Opinion
September 26, 1983
Appeal by defendant from a judgment of the Supreme Court, Queens County (Sharpe, J.), rendered July 10, 1981, convicting him of manslaughter in the first degree and criminal possession of a weapon in the second degree, upon a jury verdict, and imposing sentence. Judgment modified, on the law, by vacating the sentence and remitting the matter to the Supreme Court, Queens County, for resentencing. As so modified, judgment affirmed. The sentencing minutes indicate that the sentencing court misread section 70.02 Penal of the Penal Law and erroneously concluded that the minimum indeterminate sentence it could impose on defendant's conviction of manslaughter in the first degree was 8 1/3 to 25 years.

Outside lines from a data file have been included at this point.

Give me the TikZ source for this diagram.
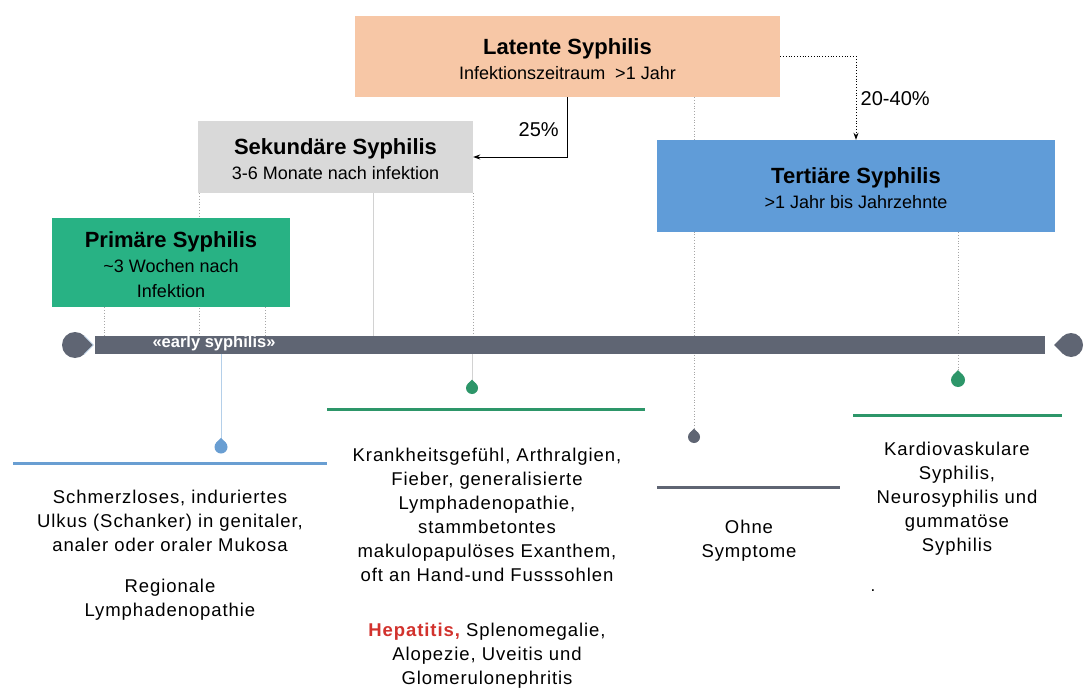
\documentclass[tikz,border=0pt]{standalone}
\usepackage{fontspec}
\setmainfont{Liberation Sans}
\newfontfamily\widefont[LetterSpace=5]{Liberation Sans}
\usetikzlibrary{positioning,arrows.meta,backgrounds}

\definecolor{latc}{RGB}{247,199,166}
\definecolor{sekc}{RGB}{217,217,217}
\definecolor{primc}{RGB}{40,178,132}
\definecolor{tertc}{RGB}{96,156,216}
\definecolor{barc}{RGB}{95,101,115}
\definecolor{grnc}{RGB}{45,150,105}
\definecolor{bluc}{RGB}{105,158,210}
\definecolor{hepred}{RGB}{210,50,45}

% drop: center, radius, tip angle, colour
\newcommand{\tdrop}[4]{%
  \fill[#4] (#1) circle (#2);
  \fill[#4] (#1) -- +(#3-45:#2) -- +(#3:{1.4142*#2}) -- +(#3+45:#2) -- cycle;}
\newcommand{\stitle}[1]{{\bfseries\fontsize{22}{25}\selectfont\rule{0pt}{21pt}#1}}

\begin{document}
\begin{tikzpicture}[
  x=1pt, y=-1pt,
  font=\fontsize{17}{24}\selectfont,
  stage/.style={align=center, inner sep=0pt, font=\fontsize{18}{25}\selectfont},
  body/.style={align=center, inner sep=0pt, anchor=north, font=\widefont\fontsize{18.5}{24}\selectfont},
  lbl/.style={font=\fontsize{20}{24}\selectfont},
  arr/.style={-{Stealth[length=7pt,width=5pt]}, thick},
  dotl/.style={gray!70, dotted, line width=0.8pt},
  thinl/.style={gray!35, line width=1pt},
  hline/.style={line width=3pt}
]

% stages
\node[stage, fill=latc, minimum width=425pt, minimum height=81pt] (lat) at (567.5,56.5)
  {\stitle{Latente Syphilis}\\Infektionszeitraum \ >1 Jahr};
\node[stage, fill=sekc, minimum width=275pt, minimum height=72pt] (sek) at (335.5,157)
  {\stitle{Sekundäre Syphilis}\\3-6 Monate nach infektion};
\node[stage, fill=primc, minimum width=238pt, minimum height=89pt] (prim) at (171,262.5)
  {\stitle{Primäre Syphilis}\\\textasciitilde3 Wochen nach\\Infektion};
\node[stage, fill=tertc, minimum width=398pt, minimum height=92pt] (tert) at (856,186)
  {\stitle{Tertiäre Syphilis}\\>1 Jahr bis Jahrzehnte};

% timeline
\node[fill=barc, minimum width=950pt, minimum height=18pt, inner sep=0pt] (bar) at (570,345) {};
\node[text=white, font=\fontsize{16.5}{18}\selectfont\bfseries] (early) at (214,343) {«early syphilis»};
\tdrop{75,345}{13}{0}{barc}
\draw[bluc!40, line width=0.8pt] (75,345) +(-45:13) -- +(0:18.4) -- +(45:13);
\tdrop{1071,345}{12}{180}{barc}

% ticks and drops
\coordinate (t1) at (104,336);
\coordinate (t2) at (199,336);
\coordinate (t3) at (265,336);
\coordinate (t4) at (373,336);
\coordinate (t5) at (473,336);
\coordinate (dB) at (221,447);
\coordinate (dG) at (472,388);
\coordinate (dK) at (694,437);
\coordinate (dT) at (958,380);

\begin{pgfonlayer}{background}
\fill[white] (0,0) rectangle (1090,684);
\draw[dotl] (prim.south -| t1) -- (t1);
\draw[dotl] (sek.south -| t2) -- (t2);
\draw[dotl] (prim.south -| t3) -- (t3);
\draw[thinl] (sek.south -| t4) -- (t4);
\draw[dotl] (sek.south -| t5) -- (t5);
\draw[dotl] (lat.south -| dK) -- (dK);
\draw[dotl] (tert.south -| dT) -- (dT);
\draw[bluc!50, line width=1pt] (bar.south -| dB) -- (dB);
\draw[thinl] (bar.south -| dG) -- (dG);
\end{pgfonlayer}

\tdrop{dB}{6.5}{-90}{bluc}
\tdrop{dG}{6}{-90}{grnc}
\tdrop{dK}{6}{-90}{barc}
\tdrop{dT}{7}{-90}{grnc}

% transitions
\draw[arr] (lat.south) |- (sek.east) node[pos=0.27, left=5pt, lbl] (p25) {25\%};
\draw[arr, dotted] (lat.east) -| (tert.north) node[pos=0.75, right=1pt, lbl] (p2040) {20-40\%};

% symptoms
\draw[hline, bluc] (13,463) -- (327,463);
\draw[hline, grnc] (327,409) -- (645,409);
\draw[hline, barc] (657,487) -- (840,487);
\draw[hline, grnc] (853,415) -- (1062,415);

\node[body] (symP) at (170,489.5) {Schmerzloses, induriertes\\Ulkus (Schanker) in genitaler,\\analer oder oraler Mukosa\\[17pt]Regionale\\Lymphadenopathie};
\node[body] (symS) at (487,448) {Krankheitsgefühl, Arthralgien,\\Fieber, generalisierte\\Lymphadenopathie,\\stammbetontes\\makulopapulöses Exanthem,\\oft an Hand-und Fusssohlen\\[31pt]\textcolor{hepred}{\bfseries Hepatitis,} Splenomegalie,\\Alopezie, Uveitis und\\Glomerulonephritis};
\node[body] (symL) at (749,520) {Ohne\\Symptome};
\node[body] (symT) at (957,441.5) {Kardiovaskulare\\Syphilis,\\Neurosyphilis und\\gummatöse\\Syphilis};
\node[inner sep=0pt] (dot) at (873,591) {.};

\end{tikzpicture}
\end{document}
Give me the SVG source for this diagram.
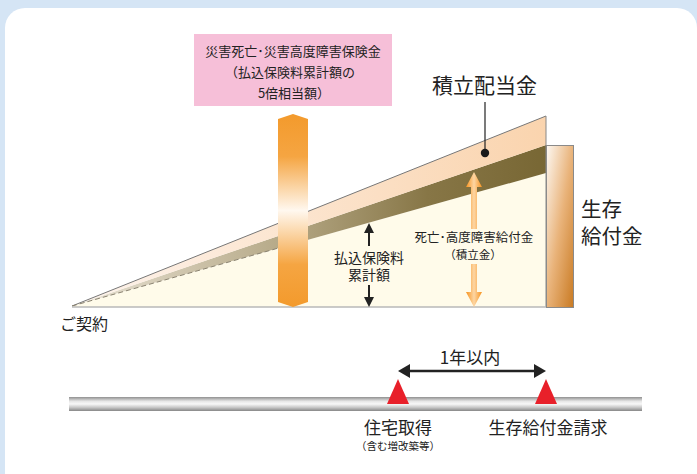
<svg xmlns="http://www.w3.org/2000/svg" width="697" height="474" viewBox="0 0 697 474">
<style>
text{font-family:"Noto Sans CJK JP","Noto Sans",sans-serif;fill:#222;}
.c{text-anchor:middle;}
</style>
<defs>
<linearGradient id="peach" x1="72" y1="0" x2="546" y2="0" gradientUnits="userSpaceOnUse">
<stop offset="0" stop-color="#fdf3ec"/><stop offset="1" stop-color="#fad4ae"/>
</linearGradient>
<linearGradient id="olive" x1="72" y1="0" x2="546" y2="0" gradientUnits="userSpaceOnUse">
<stop offset="0" stop-color="#ebe5d8"/><stop offset="0.45" stop-color="#b5a886"/><stop offset="0.75" stop-color="#877646"/><stop offset="1" stop-color="#786734"/>
</linearGradient>
<linearGradient id="pillar" x1="0" y1="114" x2="0" y2="307" gradientUnits="userSpaceOnUse">
<stop offset="0" stop-color="#f39a2c"/><stop offset="0.22" stop-color="#f5a542"/><stop offset="0.5" stop-color="#fff8ef"/><stop offset="0.78" stop-color="#f5a542"/><stop offset="1" stop-color="#f39a2c"/>
</linearGradient>
<linearGradient id="oarrow" x1="0" y1="0" x2="1" y2="0">
<stop offset="0" stop-color="#f7931e"/><stop offset="0.5" stop-color="#fdd6a4"/><stop offset="1" stop-color="#f7931e"/>
</linearGradient>
<linearGradient id="survival" x1="0" y1="0" x2="1" y2="1">
<stop offset="0" stop-color="#fdf8f2"/><stop offset="0.5" stop-color="#e9b37a"/><stop offset="1" stop-color="#c97a22"/>
</linearGradient>
<linearGradient id="bar" x1="0" y1="0" x2="0" y2="1">
<stop offset="0" stop-color="#909090"/><stop offset="0.3" stop-color="#e6e6e6"/><stop offset="0.5" stop-color="#f8f8f8"/><stop offset="0.75" stop-color="#c6c6c6"/><stop offset="1" stop-color="#878787"/>
</linearGradient>
</defs>
<rect x="0" y="0" width="697" height="474" fill="#d5e5f5"/>
<rect x="5" y="8" width="692" height="490" rx="20" fill="#ffffff"/>

<g id="wedge">
<polygon points="72,306 546,173 546,307 72,307" fill="#fffbea"/>
<polygon points="72,306 546,145 546,173" fill="url(#olive)"/>
<polygon points="72,306 546,116 546,145" fill="url(#peach)"/>
<line x1="72" y1="306" x2="546" y2="116" stroke="#777" stroke-width="1"/>
<line x1="72" y1="306" x2="300" y2="242" stroke="#8a8270" stroke-width="1" stroke-dasharray="5,3"/>
<line x1="546" y1="116" x2="546" y2="307" stroke="#888" stroke-width="1"/>
<line x1="72" y1="307" x2="546" y2="307" stroke="#b8b8b8" stroke-width="1.5"/>
</g>

<g id="survival-box">
<rect x="546.5" y="145.5" width="27" height="162" fill="url(#survival)" stroke="#8a8a8a" stroke-width="1"/>
<text x="581" y="217" font-size="20.5">生存</text>
<text x="581" y="244" font-size="20.5">給付金</text>
</g>

<g id="insurance-box">
<rect x="194" y="34" width="198" height="72" fill="#f6bfd8"/>
<text class="c" x="293" y="56" font-size="13">災害死亡･災害高度障害保険金</text>
<text class="c" x="290" y="77" font-size="13">（払込保険料累計額の</text>
<text class="c" x="294" y="98" font-size="13">5倍相当額）</text>
</g>

<g id="pillar">
<polygon points="278,119 293,114 308,119 308,302 293,307 278,302" fill="url(#pillar)"/>
</g>

<g id="dividend">
<text class="c" x="484.5" y="93" font-size="21">積立配当金</text>
</g>

<g id="death-benefit">
<text class="c" x="474" y="242" font-size="12.5">死亡･高度障害給付金</text>
<text class="c" x="473" y="259" font-size="11.5">（積立金）</text>
</g>

<g id="paid-premium">
<text class="c" x="369" y="263" font-size="14">払込保険料</text>
<text class="c" x="369" y="280" font-size="14">累計額</text>
</g>

<g id="contract">
<text x="60" y="330" font-size="16">ご契約</text>
</g>

<g id="timeline">
<rect x="69" y="397" width="573" height="14" fill="url(#bar)"/>
<polygon points="387,404 398,379 409,404" fill="#e8202a"/>
<polygon points="535,404 546,379 557,404" fill="#e8202a"/>
<text class="c" x="470" y="364" font-size="17">1年以内</text>
<text class="c" x="398" y="434" font-size="17">住宅取得</text>
<text class="c" x="398" y="450" font-size="10.5">（含む増改築等）</text>
<text class="c" x="548" y="434" font-size="17">生存給付金請求</text>
</g>

<g id="connectors">
<line x1="485" y1="102" x2="485" y2="153" stroke="#222" stroke-width="1.2"/>
<circle cx="485" cy="153" r="4.2" fill="#1a1a1a"/>
<polygon points="474,172 466,187 471,187 471,229 477,229 477,187 482,187" fill="url(#oarrow)"/>
<polygon points="471,264 477,264 477,292 482,292 474,307 466,292 471,292" fill="url(#oarrow)"/>
<polygon points="369,223 364,233 368,233 368,246 370,246 370,233 374,233" fill="#222"/>
<polygon points="368,285 370,285 370,297 374,297 369,307 364,297 368,297" fill="#222"/>
<line x1="408" y1="371" x2="536" y2="371" stroke="#222" stroke-width="2.5"/>
<polygon points="398,371 410,364 410,378" fill="#222"/>
<polygon points="546,371 534,364 534,378" fill="#222"/>
</g>
</svg>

This was indeed the sentence the court imposed. In actuality, the minimum sentence permissible for this class B violent felony is two to six years (cf. Penal Law, § 70.02, subd 3, par [a]; subd 4). Since the sentence imposed was based upon an erroneous interpretation of law, resentencing is necessary. The court's erroneous interpretation of the permissible sentences under section 70.02 Penal of the Penal Law for a class B violent felony casts doubt on whether the court fully understood the permissible range of sentences it could impose for the crime of criminal possession of a weapon in the second degree, a class C violent felony. Consequently, defendant also should be resentenced on his conviction for that crime. Titone, J.P., Mangano, Gibbons and Gulotta, JJ., concur.